Only the number is wanted: how many lines contain the word "this"?

* BEGIN DATA SUPPLIED *

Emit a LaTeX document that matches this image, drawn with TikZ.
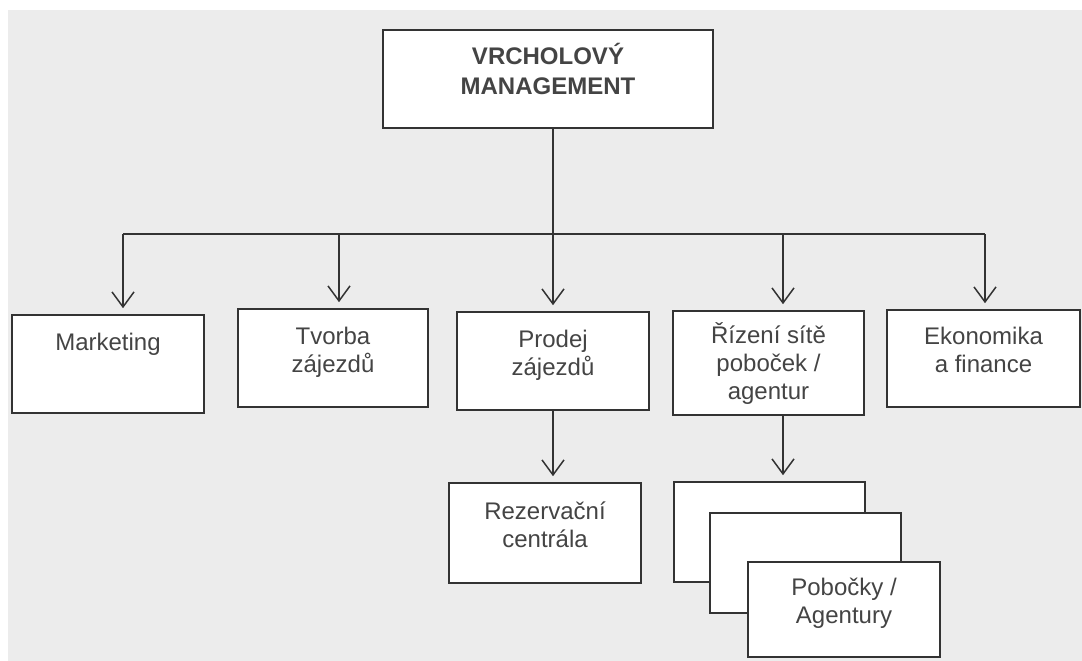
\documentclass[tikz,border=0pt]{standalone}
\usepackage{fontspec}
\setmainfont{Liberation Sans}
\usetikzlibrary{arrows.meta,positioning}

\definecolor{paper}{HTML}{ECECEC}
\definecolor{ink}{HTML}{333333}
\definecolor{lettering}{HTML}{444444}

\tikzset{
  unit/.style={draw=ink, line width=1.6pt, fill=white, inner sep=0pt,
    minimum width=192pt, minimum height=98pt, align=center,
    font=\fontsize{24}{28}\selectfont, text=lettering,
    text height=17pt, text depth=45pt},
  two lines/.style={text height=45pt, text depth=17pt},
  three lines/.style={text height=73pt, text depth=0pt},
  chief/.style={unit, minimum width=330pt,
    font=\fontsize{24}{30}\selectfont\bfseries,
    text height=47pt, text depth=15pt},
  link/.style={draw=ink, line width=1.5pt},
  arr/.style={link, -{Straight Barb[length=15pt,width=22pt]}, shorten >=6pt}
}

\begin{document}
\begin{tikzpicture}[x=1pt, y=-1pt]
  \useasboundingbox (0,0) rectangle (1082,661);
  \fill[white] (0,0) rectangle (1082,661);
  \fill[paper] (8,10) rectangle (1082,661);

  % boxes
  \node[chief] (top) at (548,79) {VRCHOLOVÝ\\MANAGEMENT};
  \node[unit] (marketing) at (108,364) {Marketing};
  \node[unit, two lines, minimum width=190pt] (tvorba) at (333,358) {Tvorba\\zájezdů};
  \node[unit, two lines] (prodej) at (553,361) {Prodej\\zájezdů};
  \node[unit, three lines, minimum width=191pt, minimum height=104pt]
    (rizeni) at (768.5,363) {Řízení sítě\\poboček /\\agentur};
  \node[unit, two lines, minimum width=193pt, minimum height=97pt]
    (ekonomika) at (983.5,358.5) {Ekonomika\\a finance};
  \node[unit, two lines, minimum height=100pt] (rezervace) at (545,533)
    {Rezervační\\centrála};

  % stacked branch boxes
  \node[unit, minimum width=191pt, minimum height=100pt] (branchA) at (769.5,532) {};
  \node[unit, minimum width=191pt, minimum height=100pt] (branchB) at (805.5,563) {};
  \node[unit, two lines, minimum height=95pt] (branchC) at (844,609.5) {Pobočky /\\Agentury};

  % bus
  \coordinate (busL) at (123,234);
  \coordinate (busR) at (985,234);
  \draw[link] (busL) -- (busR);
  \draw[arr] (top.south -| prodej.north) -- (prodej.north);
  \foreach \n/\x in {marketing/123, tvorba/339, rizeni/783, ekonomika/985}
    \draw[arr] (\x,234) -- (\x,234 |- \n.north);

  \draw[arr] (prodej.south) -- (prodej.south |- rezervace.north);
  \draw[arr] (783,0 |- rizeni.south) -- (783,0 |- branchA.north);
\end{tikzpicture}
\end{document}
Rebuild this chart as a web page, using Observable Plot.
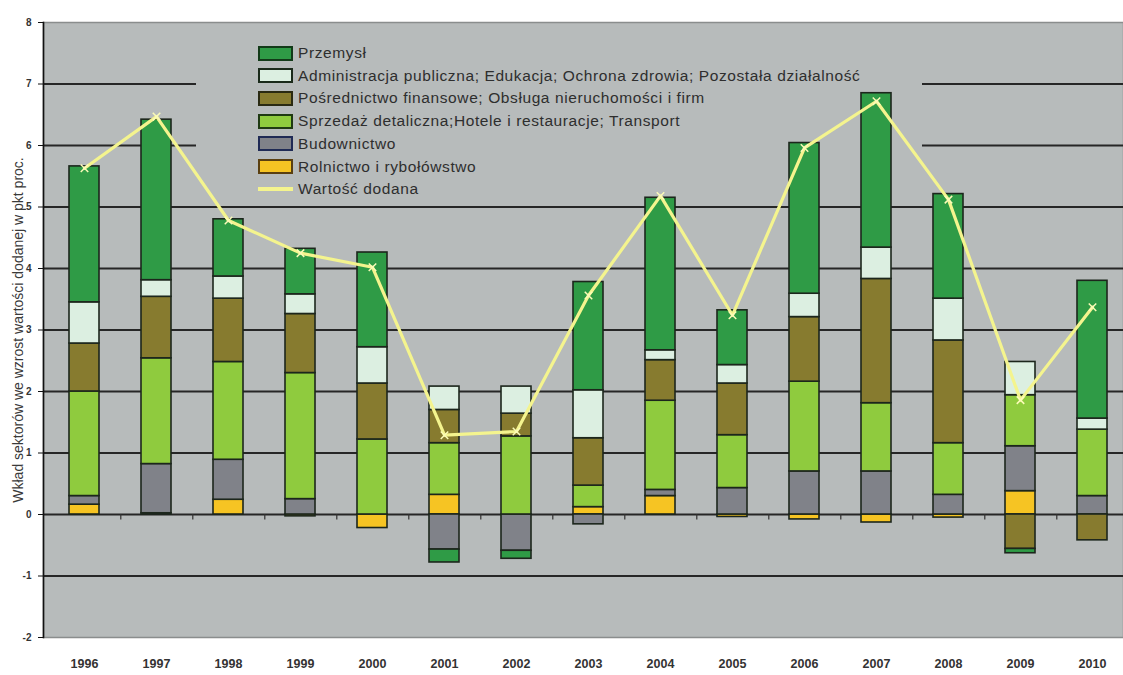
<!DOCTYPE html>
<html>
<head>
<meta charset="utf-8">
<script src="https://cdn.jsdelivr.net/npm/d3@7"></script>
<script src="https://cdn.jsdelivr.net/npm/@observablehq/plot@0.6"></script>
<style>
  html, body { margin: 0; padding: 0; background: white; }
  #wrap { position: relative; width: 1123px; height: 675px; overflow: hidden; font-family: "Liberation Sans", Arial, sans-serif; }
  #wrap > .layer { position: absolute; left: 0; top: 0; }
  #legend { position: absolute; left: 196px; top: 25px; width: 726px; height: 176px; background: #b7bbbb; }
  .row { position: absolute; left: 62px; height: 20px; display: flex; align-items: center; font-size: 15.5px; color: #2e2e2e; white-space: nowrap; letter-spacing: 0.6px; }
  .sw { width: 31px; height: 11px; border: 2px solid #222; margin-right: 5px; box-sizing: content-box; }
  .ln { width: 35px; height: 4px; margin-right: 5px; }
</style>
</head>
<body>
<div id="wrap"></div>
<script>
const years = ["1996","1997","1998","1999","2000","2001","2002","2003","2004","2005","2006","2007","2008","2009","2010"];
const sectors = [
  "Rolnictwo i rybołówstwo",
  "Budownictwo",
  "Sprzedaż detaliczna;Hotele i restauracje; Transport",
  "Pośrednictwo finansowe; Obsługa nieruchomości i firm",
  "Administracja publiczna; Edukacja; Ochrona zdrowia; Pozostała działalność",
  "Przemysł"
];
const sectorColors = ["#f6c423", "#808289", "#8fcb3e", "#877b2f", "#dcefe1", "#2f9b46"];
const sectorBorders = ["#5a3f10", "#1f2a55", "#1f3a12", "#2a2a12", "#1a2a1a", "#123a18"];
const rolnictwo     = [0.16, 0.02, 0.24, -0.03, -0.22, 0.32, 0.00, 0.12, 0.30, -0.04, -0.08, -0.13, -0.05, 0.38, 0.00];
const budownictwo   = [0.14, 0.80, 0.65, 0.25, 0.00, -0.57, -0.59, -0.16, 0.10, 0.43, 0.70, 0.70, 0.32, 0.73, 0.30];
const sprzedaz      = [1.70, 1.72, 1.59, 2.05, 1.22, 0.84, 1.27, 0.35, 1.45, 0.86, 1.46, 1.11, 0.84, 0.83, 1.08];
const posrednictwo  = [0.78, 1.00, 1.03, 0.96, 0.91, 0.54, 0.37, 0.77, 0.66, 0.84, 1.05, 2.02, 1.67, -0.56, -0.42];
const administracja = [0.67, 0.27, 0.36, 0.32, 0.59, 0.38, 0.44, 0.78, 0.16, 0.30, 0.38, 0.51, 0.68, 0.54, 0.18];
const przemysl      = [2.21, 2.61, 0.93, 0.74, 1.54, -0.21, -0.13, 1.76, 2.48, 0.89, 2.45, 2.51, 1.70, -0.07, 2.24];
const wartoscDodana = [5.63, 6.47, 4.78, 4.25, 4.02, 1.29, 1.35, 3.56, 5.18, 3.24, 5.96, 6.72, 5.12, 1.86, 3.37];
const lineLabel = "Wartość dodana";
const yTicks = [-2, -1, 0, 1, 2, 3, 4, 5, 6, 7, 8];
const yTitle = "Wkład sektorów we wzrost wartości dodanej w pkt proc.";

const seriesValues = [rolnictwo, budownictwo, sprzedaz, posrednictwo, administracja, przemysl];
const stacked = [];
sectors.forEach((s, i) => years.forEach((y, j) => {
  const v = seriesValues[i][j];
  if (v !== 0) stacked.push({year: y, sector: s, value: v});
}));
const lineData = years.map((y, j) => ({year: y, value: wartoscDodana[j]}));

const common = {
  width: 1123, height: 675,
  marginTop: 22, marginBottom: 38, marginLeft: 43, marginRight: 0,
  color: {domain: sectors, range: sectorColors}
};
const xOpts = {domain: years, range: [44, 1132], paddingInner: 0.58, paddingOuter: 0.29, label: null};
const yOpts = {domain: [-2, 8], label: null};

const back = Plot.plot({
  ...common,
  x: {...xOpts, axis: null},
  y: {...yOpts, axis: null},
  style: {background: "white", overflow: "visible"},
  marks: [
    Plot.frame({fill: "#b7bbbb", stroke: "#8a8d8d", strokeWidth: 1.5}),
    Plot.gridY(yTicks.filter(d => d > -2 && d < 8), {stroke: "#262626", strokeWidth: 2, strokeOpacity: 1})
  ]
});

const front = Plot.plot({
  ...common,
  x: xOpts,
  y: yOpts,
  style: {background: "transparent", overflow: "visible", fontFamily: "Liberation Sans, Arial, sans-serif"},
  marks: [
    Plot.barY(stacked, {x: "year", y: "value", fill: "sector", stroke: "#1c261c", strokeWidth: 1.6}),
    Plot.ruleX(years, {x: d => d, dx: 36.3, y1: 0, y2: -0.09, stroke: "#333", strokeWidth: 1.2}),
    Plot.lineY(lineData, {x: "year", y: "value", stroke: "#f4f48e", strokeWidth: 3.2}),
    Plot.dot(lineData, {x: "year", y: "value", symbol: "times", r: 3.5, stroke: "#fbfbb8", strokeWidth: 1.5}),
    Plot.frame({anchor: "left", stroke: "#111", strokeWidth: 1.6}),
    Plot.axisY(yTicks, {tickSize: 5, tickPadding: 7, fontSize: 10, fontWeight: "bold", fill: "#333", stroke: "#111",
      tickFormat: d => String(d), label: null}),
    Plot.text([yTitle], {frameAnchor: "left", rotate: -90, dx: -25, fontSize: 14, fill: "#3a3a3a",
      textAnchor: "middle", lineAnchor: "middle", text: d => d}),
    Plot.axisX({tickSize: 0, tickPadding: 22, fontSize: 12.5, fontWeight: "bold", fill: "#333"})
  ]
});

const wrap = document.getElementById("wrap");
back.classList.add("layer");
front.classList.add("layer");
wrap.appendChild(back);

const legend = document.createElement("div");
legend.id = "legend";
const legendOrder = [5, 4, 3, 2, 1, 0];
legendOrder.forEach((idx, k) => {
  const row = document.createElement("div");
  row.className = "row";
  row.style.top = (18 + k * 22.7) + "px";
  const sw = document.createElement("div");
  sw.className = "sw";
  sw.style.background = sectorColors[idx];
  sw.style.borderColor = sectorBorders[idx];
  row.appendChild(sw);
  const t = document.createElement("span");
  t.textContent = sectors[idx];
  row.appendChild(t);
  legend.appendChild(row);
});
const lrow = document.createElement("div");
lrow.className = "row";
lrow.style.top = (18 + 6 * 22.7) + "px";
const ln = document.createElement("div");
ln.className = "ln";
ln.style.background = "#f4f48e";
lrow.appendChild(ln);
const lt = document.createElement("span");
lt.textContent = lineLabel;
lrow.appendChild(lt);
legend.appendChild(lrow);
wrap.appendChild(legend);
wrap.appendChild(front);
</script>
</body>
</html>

* END DATA SUPPLIED *

**FINISHED EXERCISE:** 2